** Stated goal **
Reproduce the listing below exactly. Pictures do not belong in the copy.

== Data shown

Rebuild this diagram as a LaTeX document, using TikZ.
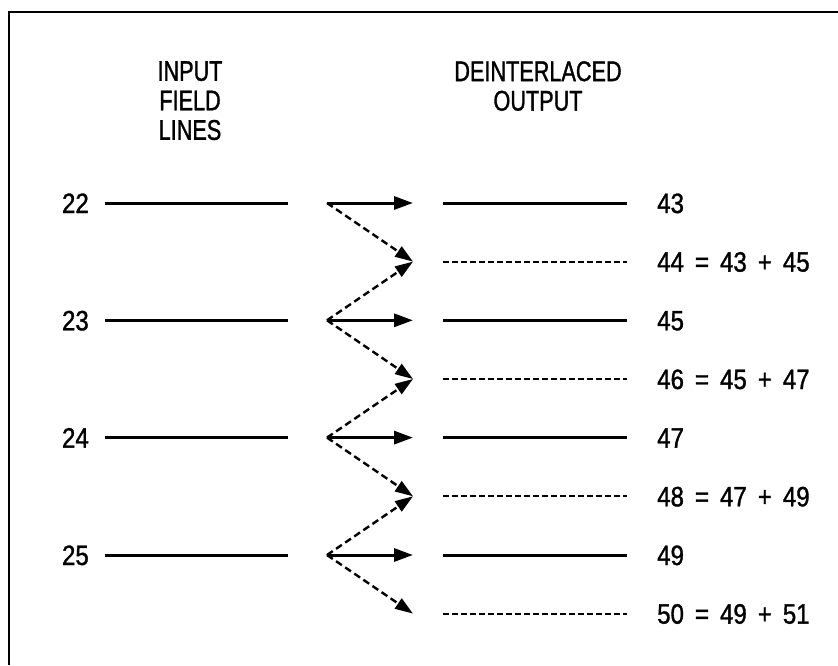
\documentclass[tikz,border=0pt]{standalone}
\usepackage{fontspec}
\setmainfont{Liberation Sans}[FakeStretch=0.86,FakeBold=1.2]
\newfontfamily\ttlfont{Liberation Sans}[FakeStretch=0.76,FakeBold=1.2]
\usetikzlibrary{arrows.meta}
\newcommand{\gp}{\hspace{11pt}}
\begin{document}
\begin{tikzpicture}[x=1pt,y=-1pt,
  lbl/.style={font=\fontsize{28}{29.5}\selectfont, inner sep=0pt, text height=20pt, text depth=0pt},
  ttl/.style={font=\ttlfont\fontsize{28.5}{29.5}\selectfont, inner sep=0pt, align=center, anchor=north},
  frame/.style={line width=2pt},
  solidline/.style={line width=3pt},
  dashline/.style={line width=2pt, dash pattern=on 6pt off 3pt},
  arr/.style={line width=3pt, -{Triangle[length=19pt,width=13pt]}},
  darr/.style={line width=2.4pt, dash pattern=on 7pt off 4pt, -{Triangle[length=18pt,width=12pt]}}]
\useasboundingbox (0,0) rectangle (838,665);
\coordinate (fbl) at (9,665);
\coordinate (ftl) at (9,12);
\coordinate (ftr) at (838,12);
\draw[frame] (fbl) -- (ftl) -- (ftr);

% titles
\node[ttl] (tin) at (190,61) {INPUT\\FIELD\\LINES};
\node[ttl] (tout) at (538,61) {DEINTERLACED\\OUTPUT};

% input rows
\foreach \n/\yy in {22/203, 23/320.3, 24/437.6, 25/555} {
  \node[lbl, anchor=east] (l\n) at (89,\yy) {\n};
  \coordinate (a\n) at (105,\yy);
  \coordinate (b\n) at (288,\yy);
  \coordinate (s\n) at (327,\yy);
  \draw[solidline] (a\n) -- (b\n);
}

% output rows
\foreach \n/\yy in {43/203, 44/261.6, 45/320.3, 46/379, 47/437.6, 48/496.3, 49/555, 50/613.6} {
  \coordinate (t\n) at (413,\yy);
  \coordinate (c\n) at (443,\yy);
  \coordinate (d\n) at (627,\yy);
}
\foreach \n in {43,45,47,49} { \draw[solidline] (c\n) -- (d\n); }
\foreach \n in {44,46,48,50} { \draw[dashline] (c\n) -- (d\n); }

\node[lbl, anchor=west] (r43) at (657,203) {43};
\node[lbl, anchor=west] (r44) at (657,261.6) {44\gp=\gp43\gp+\gp45};
\node[lbl, anchor=west] (r45) at (657,320.3) {45};
\node[lbl, anchor=west] (r46) at (657,379) {46\gp=\gp45\gp+\gp47};
\node[lbl, anchor=west] (r47) at (657,437.6) {47};
\node[lbl, anchor=west] (r48) at (657,496.3) {48\gp=\gp47\gp+\gp49};
\node[lbl, anchor=west] (r49) at (657,555) {49};
\node[lbl, anchor=west] (r50) at (657,613.6) {50\gp=\gp49\gp+\gp51};

% arrows
\draw[arr] (s22) -- (t43);
\draw[arr] (s23) -- (t45);
\draw[arr] (s24) -- (t47);
\draw[arr] (s25) -- (t49);
\draw[darr] (s22) -- (t44);
\draw[darr] (s23) -- (t44);
\draw[darr] (s23) -- (t46);
\draw[darr] (s24) -- (t46);
\draw[darr] (s24) -- (t48);
\draw[darr] (s25) -- (t48);
\draw[darr] (s25) -- (t50);
\end{tikzpicture}
\end{document}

====

** Answer in full **
Rebuild this diagram as a LaTeX document, using TikZ.
\documentclass[tikz,border=0pt]{standalone}
\usepackage{fontspec}
\setmainfont{Liberation Sans}[FakeStretch=0.86,FakeBold=1.2]
\newfontfamily\ttlfont{Liberation Sans}[FakeStretch=0.76,FakeBold=1.2]
\usetikzlibrary{arrows.meta}
\newcommand{\gp}{\hspace{11pt}}
\begin{document}
\begin{tikzpicture}[x=1pt,y=-1pt,
  lbl/.style={font=\fontsize{28}{29.5}\selectfont, inner sep=0pt, text height=20pt, text depth=0pt},
  ttl/.style={font=\ttlfont\fontsize{28.5}{29.5}\selectfont, inner sep=0pt, align=center, anchor=north},
  frame/.style={line width=2pt},
  solidline/.style={line width=3pt},
  dashline/.style={line width=2pt, dash pattern=on 6pt off 3pt},
  arr/.style={line width=3pt, -{Triangle[length=19pt,width=13pt]}},
  darr/.style={line width=2.4pt, dash pattern=on 7pt off 4pt, -{Triangle[length=18pt,width=12pt]}}]
\useasboundingbox (0,0) rectangle (838,665);
\coordinate (fbl) at (9,665);
\coordinate (ftl) at (9,12);
\coordinate (ftr) at (838,12);
\draw[frame] (fbl) -- (ftl) -- (ftr);

% titles
\node[ttl] (tin) at (190,61) {INPUT\\FIELD\\LINES};
\node[ttl] (tout) at (538,61) {DEINTERLACED\\OUTPUT};

% input rows
\foreach \n/\yy in {22/203, 23/320.3, 24/437.6, 25/555} {
  \node[lbl, anchor=east] (l\n) at (89,\yy) {\n};
  \coordinate (a\n) at (105,\yy);
  \coordinate (b\n) at (288,\yy);
  \coordinate (s\n) at (327,\yy);
  \draw[solidline] (a\n) -- (b\n);
}

% output rows
\foreach \n/\yy in {43/203, 44/261.6, 45/320.3, 46/379, 47/437.6, 48/496.3, 49/555, 50/613.6} {
  \coordinate (t\n) at (413,\yy);
  \coordinate (c\n) at (443,\yy);
  \coordinate (d\n) at (627,\yy);
}
\foreach \n in {43,45,47,49} { \draw[solidline] (c\n) -- (d\n); }
\foreach \n in {44,46,48,50} { \draw[dashline] (c\n) -- (d\n); }

\node[lbl, anchor=west] (r43) at (657,203) {43};
\node[lbl, anchor=west] (r44) at (657,261.6) {44\gp=\gp43\gp+\gp45};
\node[lbl, anchor=west] (r45) at (657,320.3) {45};
\node[lbl, anchor=west] (r46) at (657,379) {46\gp=\gp45\gp+\gp47};
\node[lbl, anchor=west] (r47) at (657,437.6) {47};
\node[lbl, anchor=west] (r48) at (657,496.3) {48\gp=\gp47\gp+\gp49};
\node[lbl, anchor=west] (r49) at (657,555) {49};
\node[lbl, anchor=west] (r50) at (657,613.6) {50\gp=\gp49\gp+\gp51};

% arrows
\draw[arr] (s22) -- (t43);
\draw[arr] (s23) -- (t45);
\draw[arr] (s24) -- (t47);
\draw[arr] (s25) -- (t49);
\draw[darr] (s22) -- (t44);
\draw[darr] (s23) -- (t44);
\draw[darr] (s23) -- (t46);
\draw[darr] (s24) -- (t46);
\draw[darr] (s24) -- (t48);
\draw[darr] (s25) -- (t48);
\draw[darr] (s25) -- (t50);
\end{tikzpicture}
\end{document}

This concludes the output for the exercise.